HOOCH

David Lewis coyotez at OREGON.UOREGON.EDU
Fri May 23 20:10:35 UTC 2003


I found this recently:
Pierce, Richard A., "Alaskan Shipping, 1867-1878: Arrivals and Departures
at the port of Sitka," materials for the study of Alaskan History no.1, The
Limestone Press, Kingston, Ontario.

pages unnumbered, #6-7 from title page,
"Intoxicating liquors were banned under United States statutes relating to
"Indian Country," but no adequate provision was made for enforcements of
the law. In the southern archipelago  a flock of schooners flitted among
the passages engaged in contraband trade.  ... From nearby British
territory were smuggled large quantities of liquor and other goods.

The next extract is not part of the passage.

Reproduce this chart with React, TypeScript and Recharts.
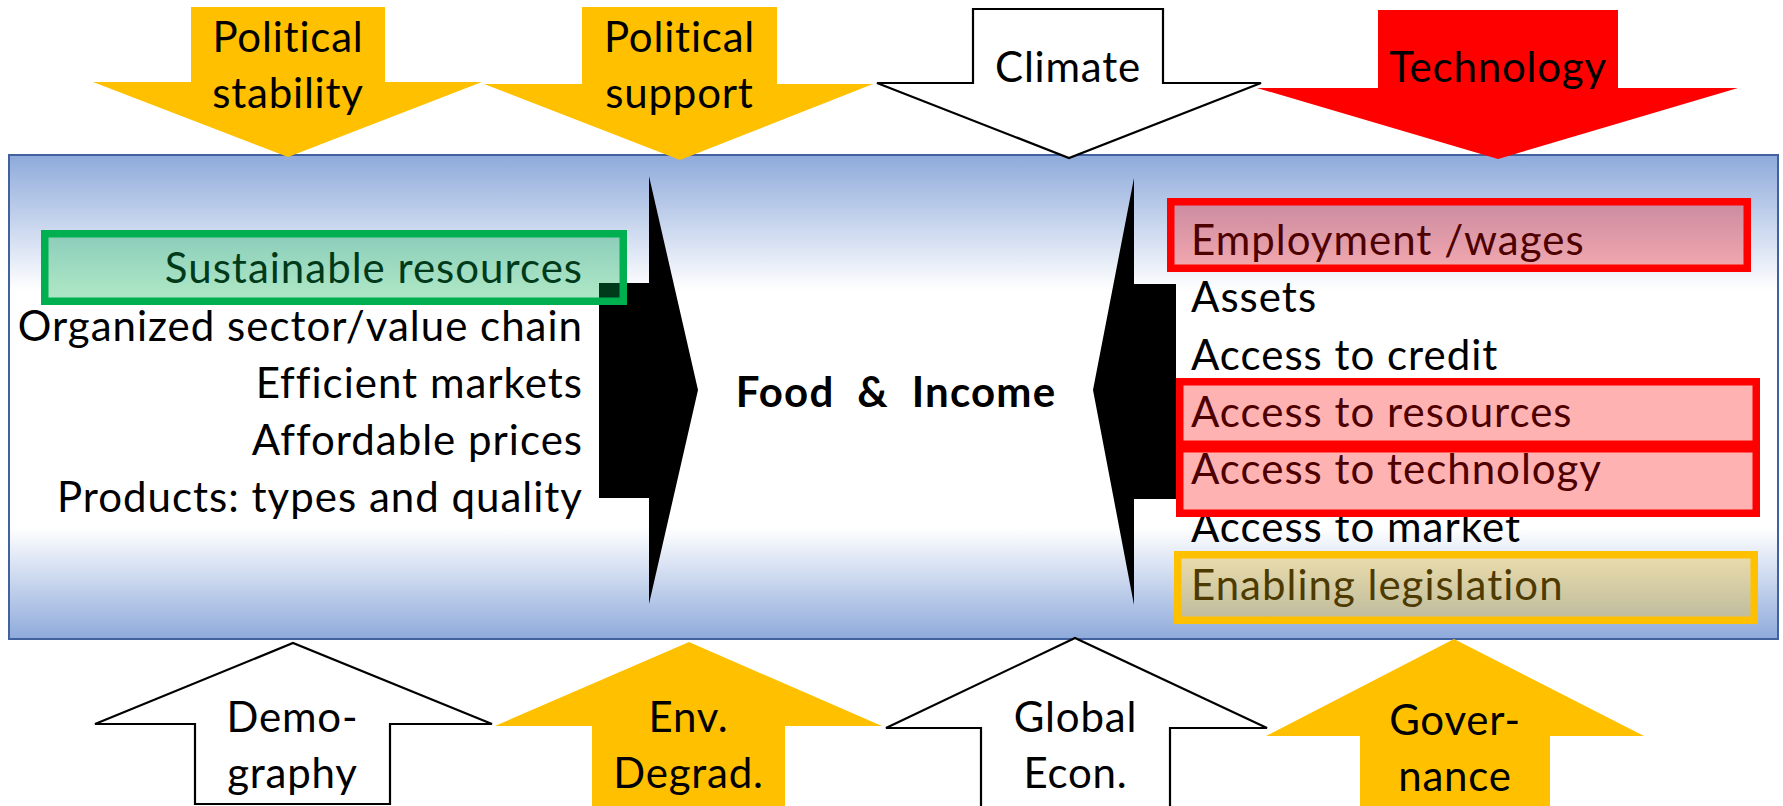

The
collectors at Sitka complained to superiors that the Hudson's Bay Company
steamship Otter traded constantly in the islands without reporting. A
villainous concoction called "hooch," distilled locally, added to the
demoralizing trade in spirits.
	In the north, other schooners supplied liquor to the Eskimos, so
disrupting the native way of life that some villages were later wiped out
by starvation.  The cutters of the U.S. Revenue Service tried to curb this
traffic, but were too few and usually too slow to catch more than a few of
the culprits. The smugglers boasted openly of their exploits. Many vessels
called at Sitka cited false destinations. Others never went near Sitka at
all; leaving San Francisco for Honolulu, they would there load up with
cheap liquor of Hawaiian or European manufacture, clear early in the
season, and head north. In Bering Strait they would trade with natives on
both the Siberian and Alaskan shores, ever ready to cross over to the
unpatrolled Siberian side if a revenue cutter appeared. "

In reference to previous discussions of the origin of the word Hooch in
Chinook Jargon, it appears to be quite probably. By this ethnography, hooch
referred to a native liquor product, of Canadian First Nations, sold
illegally to native communities on U.S. soil.